The Istanbul rally occurred against this precise backdrop, making it a response to current conditions, not historical grievance alone.
What Can the World Realistically Hope for in 2026?
The demand emerging from Istanbul was not abstract “peace”. It was specific and grounded in existing international processes.
1. Enforced Humanitarian Access
UN agencies have repeatedly stated that Gaza does not suffer from a lack of aid globally, but from restrictions on entry and distribution. In 2026, realistic pressure points include:
- Conditioning diplomatic engagement on access compliance
- Monitoring mechanisms tied to border crossings
- Expanded UN Security Council scrutiny
2. Accountability Through International Law
The ICJ process has already changed the diplomatic terrain. In parallel:
- The International Criminal Court (ICC) continues investigations related to war crimes
- Universal jurisdiction cases in European courts are expanding
These mechanisms do not end wars immediately, but they reshape cost calculations.
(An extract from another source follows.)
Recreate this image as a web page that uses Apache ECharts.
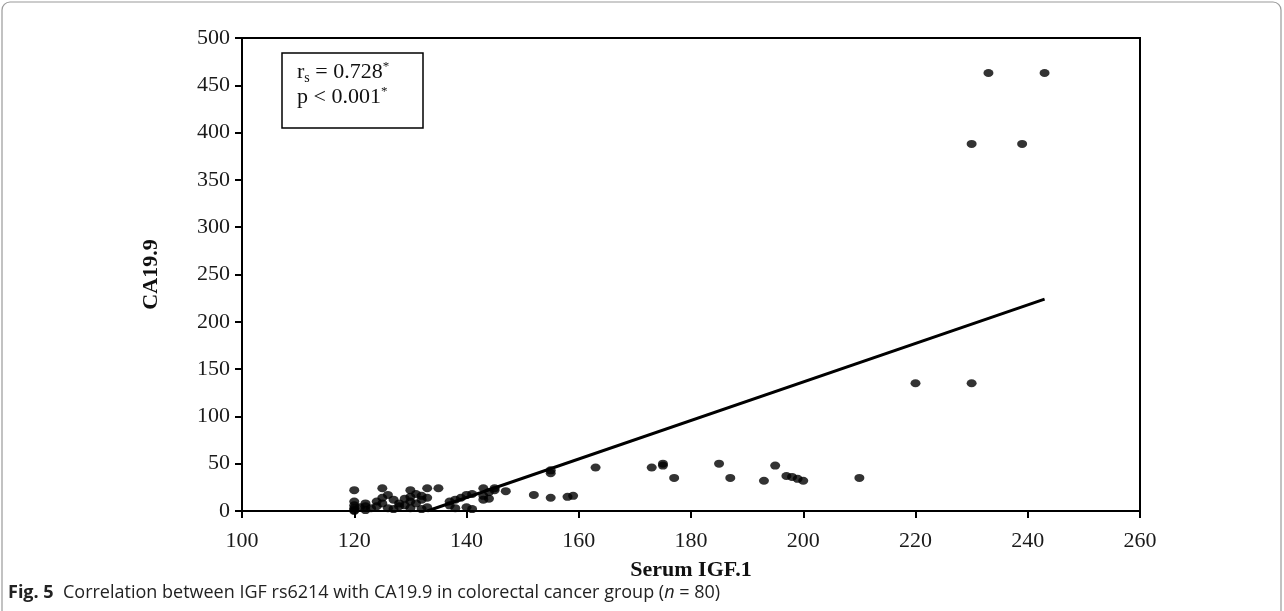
<!DOCTYPE html>
<html>
<head>
<meta charset="utf-8">
<script src="https://cdn.jsdelivr.net/npm/echarts@6/dist/echarts.min.js"></script>
<style>
  html, body { margin: 0; padding: 0; background: #fff; }
  #chart { width: 1284px; height: 611px; }
</style>
</head>
<body>
<div id="chart"></div>
<script>
// Serum IGF.1 (x) against CA19.9 (y), colorectal cancer group
const igfValues = [
  120, 120, 120, 120, 120, 120, 121, 122, 122, 122, 123, 124, 124,
  125, 125, 125, 126, 126, 127, 127, 128, 128, 129, 129,
  130, 130, 130, 130, 131, 131, 132, 132, 132, 133, 133, 133,
  135, 137, 137, 138, 138, 139, 140, 140, 141, 141,
  143, 143, 143, 144, 144, 145, 145, 147,
  152, 155, 155, 155, 158, 159, 163, 173, 175, 175, 177,
  185, 187, 193, 195, 197, 198, 199, 200, 210,
  220, 230, 230, 233, 239, 243
];
const ca199Values = [
  22, 10, 6, 3, 1, 0, 4, 5, 1, 8, 3, 5, 10,
  24, 14, 8, 17, 3, 12, 2, 8, 5, 13, 6,
  22, 15, 10, 3, 18, 8, 12, 16, 2, 24, 14, 4,
  24, 10, 6, 12, 3, 14, 17, 4, 18, 2,
  24, 16, 12, 13, 20, 24, 22, 21,
  17, 43, 40, 14, 15, 16, 46, 46, 48, 50, 35,
  50, 35, 32, 48, 37, 36, 34, 32, 35,
  135, 135, 388, 463, 388, 463
];

// fitted trend line end points
const trendX = [133, 243];
const trendY = [0, 224];

const xTicks = { min: 100, max: 260, step: 20 };
const yTicks = { min: 0, max: 500, step: 50 };

const statLines = ['r{sub|s} = 0.728{sup|*}', 'p < 0.001{sup|*}'];
const xTitle = 'Serum IGF.1';
const yTitle = 'CA19.9';
const captionLead = 'Fig. 5';
const captionText = 'Correlation between IGF rs6214 with CA19.9 in colorectal cancer group (';
const captionTail = ')';

const points = igfValues.map((x, i) => [x, ca199Values[i]]);
const trend = trendX.map((x, i) => [x, trendY[i]]);

const serif = '"Liberation Serif", "DejaVu Serif", serif';
const sans = '"Open Sans", "Noto Sans", sans-serif';

const chart = echarts.init(document.getElementById('chart'), null, { renderer: 'canvas' });

const axisCommon = {
  axisLine: { show: true, onZero: false, lineStyle: { color: '#000', width: 2 } },
  axisTick: { show: true, inside: false, length: 7, lineStyle: { color: '#000', width: 2 } },
  splitLine: { show: false },
  axisLabel: { color: '#1a1a1a', fontFamily: serif, fontSize: 22 }
};

chart.setOption({
  animation: false,
  backgroundColor: '#fff',
  grid: {
    left: 242, top: 38, right: 144, bottom: 100,
    show: true, borderColor: '#000', borderWidth: 2, backgroundColor: 'transparent'
  },
  xAxis: Object.assign({}, axisCommon, {
    type: 'value',
    min: xTicks.min, max: xTicks.max, interval: xTicks.step,
    name: xTitle, nameLocation: 'middle', nameGap: 48,
    nameTextStyle: { color: '#111', fontFamily: serif, fontSize: 22, fontWeight: 'bold' },
    axisLabel: Object.assign({}, axisCommon.axisLabel, { margin: 19 })
  }),
  yAxis: Object.assign({}, axisCommon, {
    type: 'value',
    min: yTicks.min, max: yTicks.max, interval: yTicks.step,
    name: yTitle, nameLocation: 'middle', nameGap: 80, nameRotate: 90,
    nameTextStyle: { color: '#111', fontFamily: serif, fontSize: 22, fontWeight: 'bold' },
    axisLabel: Object.assign({}, axisCommon.axisLabel, { margin: 12 })
  }),
  series: [
    {
      type: 'scatter',
      data: points,
      symbol: 'circle',
      symbolSize: [10, 8],
      itemStyle: { color: '#000' },
      z: 3
    },
    {
      type: 'line',
      data: trend,
      symbol: 'none',
      lineStyle: { color: '#000', width: 3 },
      z: 2
    }
  ],
  graphic: [
    {
      type: 'rect',
      shape: { x: 2, y: 2, width: 1279, height: 640, r: 8 },
      style: { fill: 'none', stroke: '#9a9a9a', lineWidth: 1.2 },
      silent: true
    },
    {
      type: 'rect',
      shape: { x: 282, y: 53, width: 141, height: 75 },
      style: { fill: '#fff', stroke: '#000', lineWidth: 1.5 },
      z: 10
    },
    {
      type: 'text',
      left: 297, top: 60, z: 11,
      style: {
        text: statLines.join('\n'),
        fill: '#111',
        font: '22px ' + serif,
        lineHeight: 25,
        rich: {
          sub: { font: '14px ' + serif, fill: '#111', verticalAlign: 'bottom', padding: [8, 0, 0, 0] },
          sup: { font: '13px ' + serif, fill: '#111', verticalAlign: 'top', padding: [0, 0, 8, 0] }
        }
      }
    },
    {
      type: 'text',
      left: 8, top: 584, z: 11,
      style: {
        text: '{b|' + captionLead + '}  ' + captionText + '{i|n} = 80' + captionTail,
        fill: '#222',
        font: '18px ' + sans,
        rich: {
          b: { font: 'bold 18px ' + sans, fill: '#222' },
          i: { font: 'italic 18px ' + sans, fill: '#222' }
        }
      }
    }
  ]
});
</script>
</body>
</html>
3. Rebuilding Under International Supervision
By UN estimates, Gaza’s reconstruction costs exceed $40–50 billion. Any rebuilding process in 2026 is likely to involve:
- International trusteeship-style oversight
- Conditional funding tied to ceasefire durability
- Renewed debates over Gaza’s governance framework
4. Political Re-Centralisation of the Palestinian Question
Perhaps most importantly, Gaza has forced Palestine back into the centre of global politics after years of marginalisation. Recognition debates, sanctions discussions, and electoral pressure in Western states all point to re-politicisation, not resolution, but this itself is a structural shift.
The Way Forward
The Istanbul march did not claim to end the war. In fact, it kept Gaza politically alive at a moment when fatigue and normalisation threatened to set in. Gaza is not fading from public memory.
The legal, humanitarian, and political costs of ignoring it are rising, and solidarity, when sustained and organised, becomes pressure.
That is what this New Year march represented, not hope as a feeling, but hope as leverage!